■ Goal: Your copy of the material below should match it exactly, except that it holds no pictures.

■ Source data:
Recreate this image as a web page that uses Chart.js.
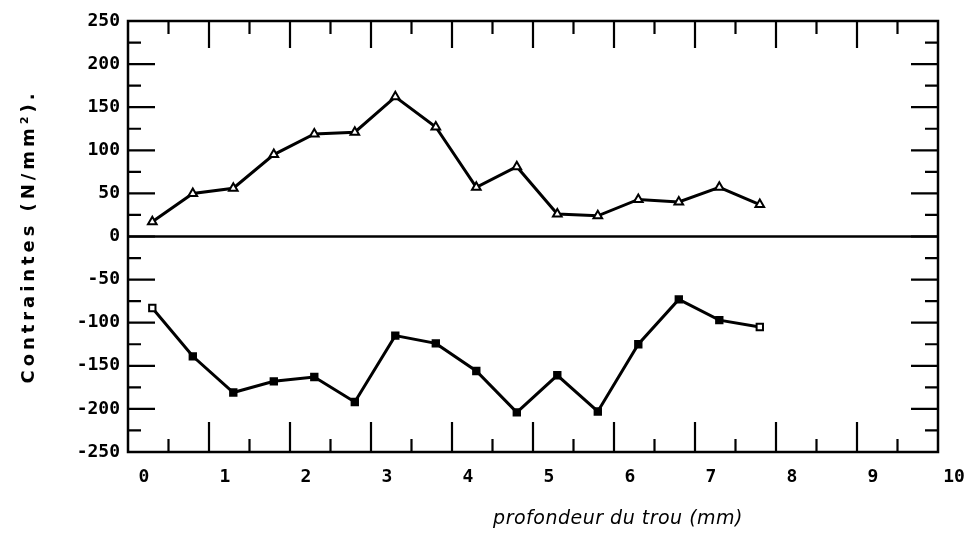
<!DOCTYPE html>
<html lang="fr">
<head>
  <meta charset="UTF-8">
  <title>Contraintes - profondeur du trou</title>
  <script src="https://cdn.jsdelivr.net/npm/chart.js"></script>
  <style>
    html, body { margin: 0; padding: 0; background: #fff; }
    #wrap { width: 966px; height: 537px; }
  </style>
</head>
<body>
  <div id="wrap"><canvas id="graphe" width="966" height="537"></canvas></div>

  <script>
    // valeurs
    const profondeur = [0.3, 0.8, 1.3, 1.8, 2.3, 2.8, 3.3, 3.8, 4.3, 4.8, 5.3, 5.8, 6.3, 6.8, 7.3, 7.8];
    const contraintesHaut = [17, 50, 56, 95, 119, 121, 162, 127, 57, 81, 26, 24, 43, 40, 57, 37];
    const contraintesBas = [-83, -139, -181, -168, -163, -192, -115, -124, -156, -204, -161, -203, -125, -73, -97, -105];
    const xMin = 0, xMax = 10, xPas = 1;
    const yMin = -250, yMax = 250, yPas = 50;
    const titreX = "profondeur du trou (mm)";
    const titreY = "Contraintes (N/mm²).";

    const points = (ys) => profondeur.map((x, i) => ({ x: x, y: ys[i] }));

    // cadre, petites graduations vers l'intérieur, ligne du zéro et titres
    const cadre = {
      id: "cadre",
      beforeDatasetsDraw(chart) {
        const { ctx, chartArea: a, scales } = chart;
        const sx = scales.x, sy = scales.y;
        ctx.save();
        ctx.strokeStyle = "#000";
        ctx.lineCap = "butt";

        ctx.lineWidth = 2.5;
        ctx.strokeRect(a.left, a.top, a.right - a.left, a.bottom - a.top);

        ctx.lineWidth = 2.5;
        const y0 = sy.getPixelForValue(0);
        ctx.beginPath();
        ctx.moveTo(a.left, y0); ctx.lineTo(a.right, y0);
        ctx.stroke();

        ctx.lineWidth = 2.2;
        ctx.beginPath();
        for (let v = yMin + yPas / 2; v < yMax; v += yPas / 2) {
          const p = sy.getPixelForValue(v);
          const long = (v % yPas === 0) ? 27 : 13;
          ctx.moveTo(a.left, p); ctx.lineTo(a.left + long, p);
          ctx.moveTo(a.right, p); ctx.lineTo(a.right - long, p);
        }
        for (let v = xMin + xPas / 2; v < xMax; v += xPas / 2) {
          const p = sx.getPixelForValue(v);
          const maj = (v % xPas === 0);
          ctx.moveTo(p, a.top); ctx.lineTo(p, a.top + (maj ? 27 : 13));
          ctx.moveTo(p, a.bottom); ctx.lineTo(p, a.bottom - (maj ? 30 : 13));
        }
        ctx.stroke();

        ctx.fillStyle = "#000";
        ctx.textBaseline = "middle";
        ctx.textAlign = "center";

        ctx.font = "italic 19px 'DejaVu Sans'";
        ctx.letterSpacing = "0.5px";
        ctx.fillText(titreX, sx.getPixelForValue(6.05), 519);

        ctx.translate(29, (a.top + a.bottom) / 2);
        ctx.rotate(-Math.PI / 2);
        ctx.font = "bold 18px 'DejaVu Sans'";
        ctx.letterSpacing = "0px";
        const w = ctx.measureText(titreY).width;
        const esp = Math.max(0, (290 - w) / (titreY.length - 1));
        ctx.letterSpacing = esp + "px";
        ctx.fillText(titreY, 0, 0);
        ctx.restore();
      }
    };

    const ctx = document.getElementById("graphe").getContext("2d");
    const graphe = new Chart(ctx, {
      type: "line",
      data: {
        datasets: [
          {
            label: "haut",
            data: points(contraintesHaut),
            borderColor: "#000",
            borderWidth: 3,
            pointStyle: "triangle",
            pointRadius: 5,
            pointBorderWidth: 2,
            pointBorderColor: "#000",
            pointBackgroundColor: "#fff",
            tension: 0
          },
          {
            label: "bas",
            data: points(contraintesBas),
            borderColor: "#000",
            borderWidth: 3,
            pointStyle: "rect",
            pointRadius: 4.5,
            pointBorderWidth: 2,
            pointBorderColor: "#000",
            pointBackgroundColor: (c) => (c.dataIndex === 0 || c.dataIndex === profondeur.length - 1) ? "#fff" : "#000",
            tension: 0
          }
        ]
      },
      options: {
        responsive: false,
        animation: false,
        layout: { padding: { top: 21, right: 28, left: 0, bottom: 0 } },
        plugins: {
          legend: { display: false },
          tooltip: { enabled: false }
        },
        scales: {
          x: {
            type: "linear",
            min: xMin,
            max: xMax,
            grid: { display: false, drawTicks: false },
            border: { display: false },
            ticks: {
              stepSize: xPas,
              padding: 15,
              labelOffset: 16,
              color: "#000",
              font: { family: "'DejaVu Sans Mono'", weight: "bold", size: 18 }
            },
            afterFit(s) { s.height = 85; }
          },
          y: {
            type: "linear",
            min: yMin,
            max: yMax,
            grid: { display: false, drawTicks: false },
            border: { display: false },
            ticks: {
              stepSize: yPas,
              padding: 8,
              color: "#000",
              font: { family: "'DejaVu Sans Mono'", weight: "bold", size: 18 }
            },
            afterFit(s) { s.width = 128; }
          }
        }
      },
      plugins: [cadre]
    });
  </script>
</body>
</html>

■ Exercise solution:
Recreate this image as a web page that uses Chart.js.
<!DOCTYPE html>
<html lang="fr">
<head>
  <meta charset="UTF-8">
  <title>Contraintes - profondeur du trou</title>
  <script src="https://cdn.jsdelivr.net/npm/chart.js"></script>
  <style>
    html, body { margin: 0; padding: 0; background: #fff; }
    #wrap { width: 966px; height: 537px; }
  </style>
</head>
<body>
  <div id="wrap"><canvas id="graphe" width="966" height="537"></canvas></div>

  <script>
    // valeurs
    const profondeur = [0.3, 0.8, 1.3, 1.8, 2.3, 2.8, 3.3, 3.8, 4.3, 4.8, 5.3, 5.8, 6.3, 6.8, 7.3, 7.8];
    const contraintesHaut = [17, 50, 56, 95, 119, 121, 162, 127, 57, 81, 26, 24, 43, 40, 57, 37];
    const contraintesBas = [-83, -139, -181, -168, -163, -192, -115, -124, -156, -204, -161, -203, -125, -73, -97, -105];
    const xMin = 0, xMax = 10, xPas = 1;
    const yMin = -250, yMax = 250, yPas = 50;
    const titreX = "profondeur du trou (mm)";
    const titreY = "Contraintes (N/mm²).";

    const points = (ys) => profondeur.map((x, i) => ({ x: x, y: ys[i] }));

    // cadre, petites graduations vers l'intérieur, ligne du zéro et titres
    const cadre = {
      id: "cadre",
      beforeDatasetsDraw(chart) {
        const { ctx, chartArea: a, scales } = chart;
        const sx = scales.x, sy = scales.y;
        ctx.save();
        ctx.strokeStyle = "#000";
        ctx.lineCap = "butt";

        ctx.lineWidth = 2.5;
        ctx.strokeRect(a.left, a.top, a.right - a.left, a.bottom - a.top);

        ctx.lineWidth = 2.5;
        const y0 = sy.getPixelForValue(0);
        ctx.beginPath();
        ctx.moveTo(a.left, y0); ctx.lineTo(a.right, y0);
        ctx.stroke();

        ctx.lineWidth = 2.2;
        ctx.beginPath();
        for (let v = yMin + yPas / 2; v < yMax; v += yPas / 2) {
          const p = sy.getPixelForValue(v);
          const long = (v % yPas === 0) ? 27 : 13;
          ctx.moveTo(a.left, p); ctx.lineTo(a.left + long, p);
          ctx.moveTo(a.right, p); ctx.lineTo(a.right - long, p);
        }
        for (let v = xMin + xPas / 2; v < xMax; v += xPas / 2) {
          const p = sx.getPixelForValue(v);
          const maj = (v % xPas === 0);
          ctx.moveTo(p, a.top); ctx.lineTo(p, a.top + (maj ? 27 : 13));
          ctx.moveTo(p, a.bottom); ctx.lineTo(p, a.bottom - (maj ? 30 : 13));
        }
        ctx.stroke();

        ctx.fillStyle = "#000";
        ctx.textBaseline = "middle";
        ctx.textAlign = "center";

        ctx.font = "italic 19px 'DejaVu Sans'";
        ctx.letterSpacing = "0.5px";
        ctx.fillText(titreX, sx.getPixelForValue(6.05), 519);

        ctx.translate(29, (a.top + a.bottom) / 2);
        ctx.rotate(-Math.PI / 2);
        ctx.font = "bold 18px 'DejaVu Sans'";
        ctx.letterSpacing = "0px";
        const w = ctx.measureText(titreY).width;
        const esp = Math.max(0, (290 - w) / (titreY.length - 1));
        ctx.letterSpacing = esp + "px";
        ctx.fillText(titreY, 0, 0);
        ctx.restore();
      }
    };

    const ctx = document.getElementById("graphe").getContext("2d");
    const graphe = new Chart(ctx, {
      type: "line",
      data: {
        datasets: [
          {
            label: "haut",
            data: points(contraintesHaut),
            borderColor: "#000",
            borderWidth: 3,
            pointStyle: "triangle",
            pointRadius: 5,
            pointBorderWidth: 2,
            pointBorderColor: "#000",
            pointBackgroundColor: "#fff",
            tension: 0
          },
          {
            label: "bas",
            data: points(contraintesBas),
            borderColor: "#000",
            borderWidth: 3,
            pointStyle: "rect",
            pointRadius: 4.5,
            pointBorderWidth: 2,
            pointBorderColor: "#000",
            pointBackgroundColor: (c) => (c.dataIndex === 0 || c.dataIndex === profondeur.length - 1) ? "#fff" : "#000",
            tension: 0
          }
        ]
      },
      options: {
        responsive: false,
        animation: false,
        layout: { padding: { top: 21, right: 28, left: 0, bottom: 0 } },
        plugins: {
          legend: { display: false },
          tooltip: { enabled: false }
        },
        scales: {
          x: {
            type: "linear",
            min: xMin,
            max: xMax,
            grid: { display: false, drawTicks: false },
            border: { display: false },
            ticks: {
              stepSize: xPas,
              padding: 15,
              labelOffset: 16,
              color: "#000",
              font: { family: "'DejaVu Sans Mono'", weight: "bold", size: 18 }
            },
            afterFit(s) { s.height = 85; }
          },
          y: {
            type: "linear",
            min: yMin,
            max: yMax,
            grid: { display: false, drawTicks: false },
            border: { display: false },
            ticks: {
              stepSize: yPas,
              padding: 8,
              color: "#000",
              font: { family: "'DejaVu Sans Mono'", weight: "bold", size: 18 }
            },
            afterFit(s) { s.width = 128; }
          }
        }
      },
      plugins: [cadre]
    });
  </script>
</body>
</html>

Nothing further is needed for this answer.